● Task objective:
Every line from the start of the records through the line with "from matplotlib.patches import Rectangle" is to be written out exactly; pictures are not.

● Rows from a dataset of charts and code:
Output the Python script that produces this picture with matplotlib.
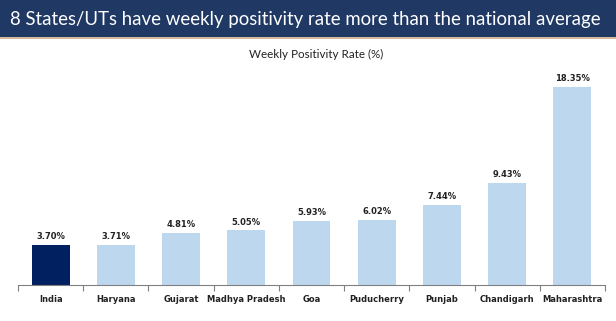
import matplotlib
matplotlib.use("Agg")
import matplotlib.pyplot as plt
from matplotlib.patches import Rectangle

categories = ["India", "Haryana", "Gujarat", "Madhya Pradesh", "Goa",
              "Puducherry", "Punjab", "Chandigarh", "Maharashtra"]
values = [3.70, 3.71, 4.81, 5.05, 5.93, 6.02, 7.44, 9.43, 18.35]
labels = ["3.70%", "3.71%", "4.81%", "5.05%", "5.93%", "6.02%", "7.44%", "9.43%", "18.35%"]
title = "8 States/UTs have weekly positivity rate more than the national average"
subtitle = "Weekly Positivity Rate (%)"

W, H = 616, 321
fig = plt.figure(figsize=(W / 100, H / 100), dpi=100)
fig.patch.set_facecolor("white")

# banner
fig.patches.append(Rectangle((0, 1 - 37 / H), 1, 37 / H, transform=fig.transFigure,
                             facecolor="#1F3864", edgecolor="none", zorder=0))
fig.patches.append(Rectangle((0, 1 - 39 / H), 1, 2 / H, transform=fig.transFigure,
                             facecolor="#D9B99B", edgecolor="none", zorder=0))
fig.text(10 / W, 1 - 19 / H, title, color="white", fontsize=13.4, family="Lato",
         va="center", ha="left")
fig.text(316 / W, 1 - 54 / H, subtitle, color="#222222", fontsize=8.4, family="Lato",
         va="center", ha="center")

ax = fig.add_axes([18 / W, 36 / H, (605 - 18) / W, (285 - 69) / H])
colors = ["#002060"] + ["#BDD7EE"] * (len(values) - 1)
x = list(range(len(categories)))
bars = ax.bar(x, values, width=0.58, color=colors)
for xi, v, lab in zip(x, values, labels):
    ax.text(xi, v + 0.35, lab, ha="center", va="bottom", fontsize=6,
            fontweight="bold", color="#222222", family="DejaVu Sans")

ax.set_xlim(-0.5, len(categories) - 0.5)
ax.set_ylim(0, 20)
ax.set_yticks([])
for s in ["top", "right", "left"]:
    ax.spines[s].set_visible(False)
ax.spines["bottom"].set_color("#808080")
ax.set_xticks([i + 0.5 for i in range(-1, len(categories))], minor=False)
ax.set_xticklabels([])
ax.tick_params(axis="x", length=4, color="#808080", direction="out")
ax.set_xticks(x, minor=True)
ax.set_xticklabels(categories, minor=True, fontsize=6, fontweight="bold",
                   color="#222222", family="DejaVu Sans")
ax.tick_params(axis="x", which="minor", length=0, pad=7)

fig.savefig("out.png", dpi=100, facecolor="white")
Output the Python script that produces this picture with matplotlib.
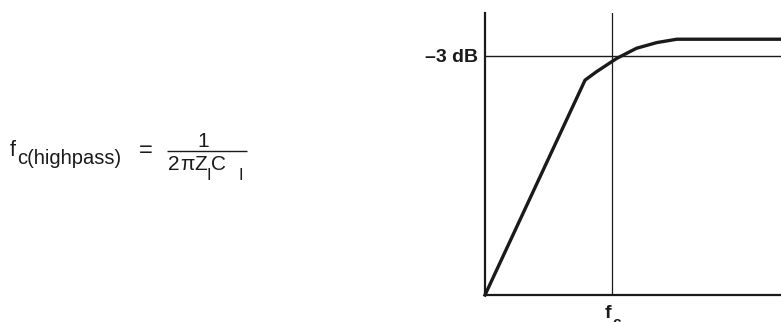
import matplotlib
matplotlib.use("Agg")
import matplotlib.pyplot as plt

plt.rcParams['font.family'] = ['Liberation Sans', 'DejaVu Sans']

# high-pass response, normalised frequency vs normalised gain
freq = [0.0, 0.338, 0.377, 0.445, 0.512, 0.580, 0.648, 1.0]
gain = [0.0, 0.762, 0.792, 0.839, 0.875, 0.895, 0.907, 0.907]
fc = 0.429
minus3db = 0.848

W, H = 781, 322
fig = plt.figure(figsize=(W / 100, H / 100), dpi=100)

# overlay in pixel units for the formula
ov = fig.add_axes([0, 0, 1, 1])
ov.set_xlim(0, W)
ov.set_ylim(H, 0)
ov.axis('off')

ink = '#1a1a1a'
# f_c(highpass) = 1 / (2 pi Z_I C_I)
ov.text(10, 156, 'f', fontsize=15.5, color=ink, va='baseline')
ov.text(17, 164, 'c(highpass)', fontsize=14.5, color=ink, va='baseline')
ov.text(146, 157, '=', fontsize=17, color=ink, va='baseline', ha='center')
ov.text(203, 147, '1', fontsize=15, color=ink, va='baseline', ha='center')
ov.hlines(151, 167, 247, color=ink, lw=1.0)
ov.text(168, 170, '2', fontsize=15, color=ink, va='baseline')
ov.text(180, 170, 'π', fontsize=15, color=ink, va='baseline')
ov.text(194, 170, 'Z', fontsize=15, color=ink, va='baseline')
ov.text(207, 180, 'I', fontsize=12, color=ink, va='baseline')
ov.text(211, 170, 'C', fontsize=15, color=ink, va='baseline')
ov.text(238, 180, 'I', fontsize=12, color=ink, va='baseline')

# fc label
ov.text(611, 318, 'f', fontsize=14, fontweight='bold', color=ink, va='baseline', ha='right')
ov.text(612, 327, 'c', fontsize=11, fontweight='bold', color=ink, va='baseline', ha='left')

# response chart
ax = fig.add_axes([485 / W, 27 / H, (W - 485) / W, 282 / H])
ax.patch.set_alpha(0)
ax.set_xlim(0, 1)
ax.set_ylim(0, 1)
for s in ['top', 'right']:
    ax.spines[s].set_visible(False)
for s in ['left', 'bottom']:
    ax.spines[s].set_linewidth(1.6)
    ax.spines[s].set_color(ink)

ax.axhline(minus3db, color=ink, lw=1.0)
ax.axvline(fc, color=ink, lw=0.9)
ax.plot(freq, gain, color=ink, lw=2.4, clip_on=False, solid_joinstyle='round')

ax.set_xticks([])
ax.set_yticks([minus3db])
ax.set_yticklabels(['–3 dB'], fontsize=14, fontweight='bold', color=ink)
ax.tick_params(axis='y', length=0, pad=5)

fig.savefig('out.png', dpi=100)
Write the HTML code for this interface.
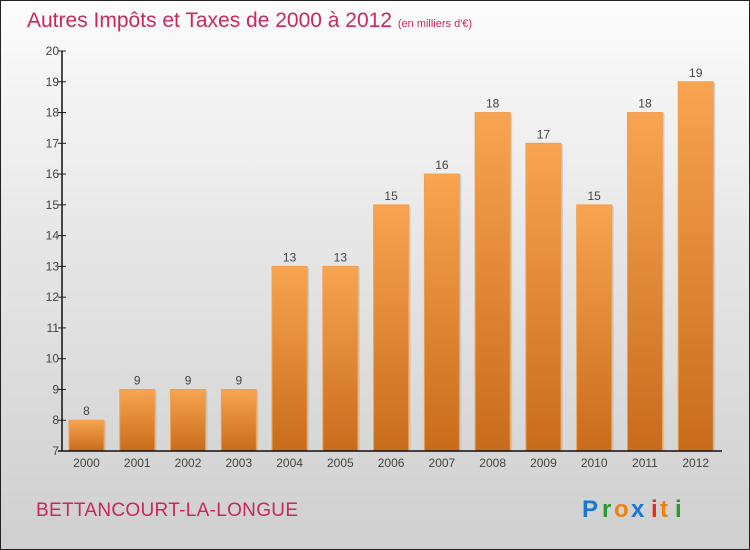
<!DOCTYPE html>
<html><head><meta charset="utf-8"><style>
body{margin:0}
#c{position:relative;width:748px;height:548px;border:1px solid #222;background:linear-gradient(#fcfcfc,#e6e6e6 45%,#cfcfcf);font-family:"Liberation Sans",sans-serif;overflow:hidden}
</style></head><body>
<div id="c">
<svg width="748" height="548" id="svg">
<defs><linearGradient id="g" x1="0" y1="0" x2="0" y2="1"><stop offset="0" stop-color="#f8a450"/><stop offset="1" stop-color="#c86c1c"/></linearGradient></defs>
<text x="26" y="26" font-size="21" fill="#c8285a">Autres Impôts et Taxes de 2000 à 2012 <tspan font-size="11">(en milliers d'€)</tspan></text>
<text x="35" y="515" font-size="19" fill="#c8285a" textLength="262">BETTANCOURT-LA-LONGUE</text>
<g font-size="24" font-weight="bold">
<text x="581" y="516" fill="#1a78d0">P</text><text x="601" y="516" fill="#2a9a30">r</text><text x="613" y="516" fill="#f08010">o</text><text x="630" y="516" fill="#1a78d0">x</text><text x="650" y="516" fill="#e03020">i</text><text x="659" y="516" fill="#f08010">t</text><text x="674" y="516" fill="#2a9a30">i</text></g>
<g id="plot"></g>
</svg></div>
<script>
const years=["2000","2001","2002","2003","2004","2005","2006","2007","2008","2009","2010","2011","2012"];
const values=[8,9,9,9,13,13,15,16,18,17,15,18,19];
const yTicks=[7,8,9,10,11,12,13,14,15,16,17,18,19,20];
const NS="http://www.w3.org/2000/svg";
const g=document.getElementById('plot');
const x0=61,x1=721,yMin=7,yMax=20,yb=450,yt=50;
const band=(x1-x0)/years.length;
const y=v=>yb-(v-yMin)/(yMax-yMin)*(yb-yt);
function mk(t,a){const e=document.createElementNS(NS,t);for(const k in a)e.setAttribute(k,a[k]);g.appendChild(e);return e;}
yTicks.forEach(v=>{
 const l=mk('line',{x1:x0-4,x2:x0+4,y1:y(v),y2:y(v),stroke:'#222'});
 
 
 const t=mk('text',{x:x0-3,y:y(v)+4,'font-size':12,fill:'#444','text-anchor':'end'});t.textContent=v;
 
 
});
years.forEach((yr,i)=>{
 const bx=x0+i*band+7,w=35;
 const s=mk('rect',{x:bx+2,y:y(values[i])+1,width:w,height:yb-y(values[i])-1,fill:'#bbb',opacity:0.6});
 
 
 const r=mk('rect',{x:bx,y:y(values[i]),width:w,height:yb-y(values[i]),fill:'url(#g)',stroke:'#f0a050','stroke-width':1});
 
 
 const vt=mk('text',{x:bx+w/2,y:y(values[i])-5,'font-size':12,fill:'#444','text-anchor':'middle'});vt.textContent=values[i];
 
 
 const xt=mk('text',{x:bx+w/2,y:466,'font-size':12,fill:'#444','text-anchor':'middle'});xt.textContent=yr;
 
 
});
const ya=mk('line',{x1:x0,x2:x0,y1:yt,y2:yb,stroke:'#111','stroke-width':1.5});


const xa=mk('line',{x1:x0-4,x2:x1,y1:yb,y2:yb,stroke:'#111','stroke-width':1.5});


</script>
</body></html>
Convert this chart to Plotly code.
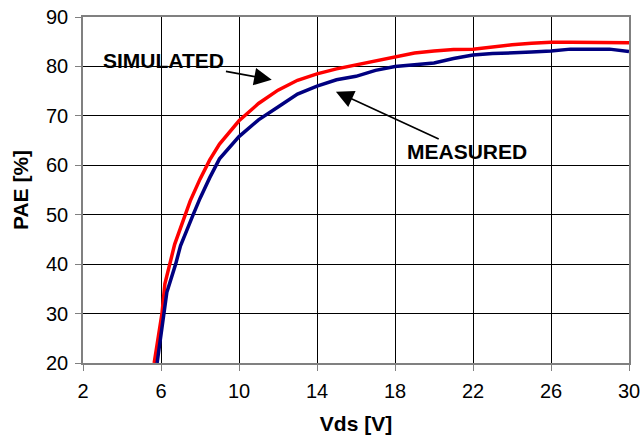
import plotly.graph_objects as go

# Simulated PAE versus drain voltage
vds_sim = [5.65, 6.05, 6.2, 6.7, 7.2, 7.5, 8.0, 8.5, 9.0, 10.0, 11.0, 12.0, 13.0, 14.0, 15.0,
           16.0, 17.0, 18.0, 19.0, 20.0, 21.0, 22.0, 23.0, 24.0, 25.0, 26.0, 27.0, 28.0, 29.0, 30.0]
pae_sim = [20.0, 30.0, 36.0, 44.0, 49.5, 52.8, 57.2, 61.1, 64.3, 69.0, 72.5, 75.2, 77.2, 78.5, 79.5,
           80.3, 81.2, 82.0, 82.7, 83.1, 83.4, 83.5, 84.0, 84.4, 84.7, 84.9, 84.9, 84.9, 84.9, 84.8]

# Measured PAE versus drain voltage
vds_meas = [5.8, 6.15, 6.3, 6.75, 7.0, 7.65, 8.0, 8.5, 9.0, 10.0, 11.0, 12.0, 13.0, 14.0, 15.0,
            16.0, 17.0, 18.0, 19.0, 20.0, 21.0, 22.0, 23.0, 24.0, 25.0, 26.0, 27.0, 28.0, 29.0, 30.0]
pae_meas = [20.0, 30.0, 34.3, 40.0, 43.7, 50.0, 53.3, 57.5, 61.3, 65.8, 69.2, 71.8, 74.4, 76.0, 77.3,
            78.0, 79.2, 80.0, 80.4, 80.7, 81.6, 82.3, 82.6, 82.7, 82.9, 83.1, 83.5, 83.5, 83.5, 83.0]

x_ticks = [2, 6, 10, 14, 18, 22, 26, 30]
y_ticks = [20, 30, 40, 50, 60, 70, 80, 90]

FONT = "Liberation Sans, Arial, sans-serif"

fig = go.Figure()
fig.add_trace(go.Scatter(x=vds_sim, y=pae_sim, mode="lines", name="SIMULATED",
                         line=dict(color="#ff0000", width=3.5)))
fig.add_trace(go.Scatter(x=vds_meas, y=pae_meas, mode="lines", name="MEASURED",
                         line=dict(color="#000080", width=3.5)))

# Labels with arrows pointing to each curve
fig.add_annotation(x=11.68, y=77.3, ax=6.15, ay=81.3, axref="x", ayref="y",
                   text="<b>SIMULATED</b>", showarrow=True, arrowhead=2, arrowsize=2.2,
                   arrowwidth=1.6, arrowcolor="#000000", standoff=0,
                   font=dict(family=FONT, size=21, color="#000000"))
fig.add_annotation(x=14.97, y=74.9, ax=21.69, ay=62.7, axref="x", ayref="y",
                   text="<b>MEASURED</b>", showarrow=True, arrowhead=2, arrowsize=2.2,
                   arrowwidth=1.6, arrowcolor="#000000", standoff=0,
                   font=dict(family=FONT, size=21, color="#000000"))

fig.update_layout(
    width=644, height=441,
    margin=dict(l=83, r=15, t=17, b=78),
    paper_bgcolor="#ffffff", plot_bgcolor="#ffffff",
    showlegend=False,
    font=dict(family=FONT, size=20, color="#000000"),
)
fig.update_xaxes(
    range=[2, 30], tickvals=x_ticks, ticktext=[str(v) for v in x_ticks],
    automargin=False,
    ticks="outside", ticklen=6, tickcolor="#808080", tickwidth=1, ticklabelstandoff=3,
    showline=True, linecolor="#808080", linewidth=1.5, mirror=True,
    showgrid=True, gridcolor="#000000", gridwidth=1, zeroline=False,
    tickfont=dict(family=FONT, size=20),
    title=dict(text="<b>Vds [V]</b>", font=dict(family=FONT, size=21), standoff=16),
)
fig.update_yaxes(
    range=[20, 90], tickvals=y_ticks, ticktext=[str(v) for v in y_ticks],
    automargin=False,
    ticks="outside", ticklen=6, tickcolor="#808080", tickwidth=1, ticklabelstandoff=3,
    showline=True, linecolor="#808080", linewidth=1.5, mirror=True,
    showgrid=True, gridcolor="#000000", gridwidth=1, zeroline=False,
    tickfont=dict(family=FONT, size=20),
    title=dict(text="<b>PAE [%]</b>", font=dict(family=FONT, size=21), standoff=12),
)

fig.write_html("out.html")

● Completed task:
Output the Python script that produces this picture with matplotlib.
import matplotlib
matplotlib.use("Agg")
import matplotlib.pyplot as plt
from matplotlib.patches import Rectangle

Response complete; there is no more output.